In programming there are lots of peole who just do nothing but program. It’s all they want to do. I had guys on my team who would stay and work until 7 or 8, then go home and do more programming for fun. They constantly entered coding competitions, contributed to open spurce projects on their own time, etc. For them, actually getting paid to do what they loved was a huge bonus, and they’d be dojng it anyway if no one paid them.

Of course, companies take advantage of this. It’s one of the reasons age discrimination is so bad in software development. The fresh young coders have no problem working around the clock - give them a cot and free Cokes, and they’ll never leave the place. But once you’ve been doing that for 20 years and have life responsibilities and a wife and kids, the boss can’t get you to do those endless death marches. That’s why by the time you get to age 50, the vast majority of programmers have either moved up into management or are no longer working in the field.

I read once that of all the fresh working programmers, half leave the field by age 30, and of those left half leave by age 40, etc. By age 50, maybe 10% of the people who started as programmers are still doing it.

Unwillingness to work the killer hours management demands is a part of that.

Still seems pretty dumb to me. Suppose your selection process is effective. Then, you’ll quickly get rid of the anti-productive types and any further attempts to remove the bottom 20% will result in removing the productive ones.

On the other hand, suppose your selection process isn’t effective. In that case, why do it at all? You’ll always be getting rid of some slackers, but you’ll also be getting rid of the productive ones.

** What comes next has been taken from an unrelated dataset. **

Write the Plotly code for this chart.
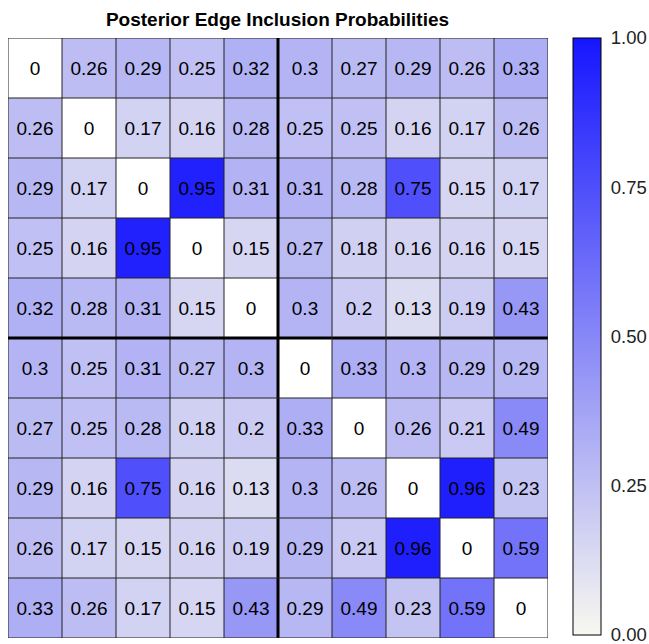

It’s even stupider when this kind of selection is applied to individual teams. Any given team might be filled with either superstars or idiots. Arbitrarily declaring that the bottom 5-10% should be fired is silly. Productivity should be judged on an absolute basis, not a relative one. And done in a way that’s difficult to game (i.e., avoid nonsense metrics like lines of code written or bugs fixed).

100:1 is a bit of an exaggeration unless you are comparing your top developer to Phil from Marketing. But I agree in principle. There can be a huge difference in productivity, depending on who is writing the code.

A lot of engineers THINK they are 100x as productive as they are.

And I think that mentality filters its way through the entire project lifecycle from inception, sales, development, QA and production release. At least on many of the projects I’ve managed (particularly at my last company). They are sold and scoped as if they will be built by the 100x developer, but then they put 10x developers (or whoever they can get) on them.

Another major reason there is such ageism in tech is that no one needs a developer with 20 years of experience. Maybe there’s some legacy stuff that needs to be fixed. But for most applications, there is diminishing returns after a few years of experience. At least compared to more traditional forms of engineering or accounting or law where that knowledge and relationships tend to accumulate over time and add value.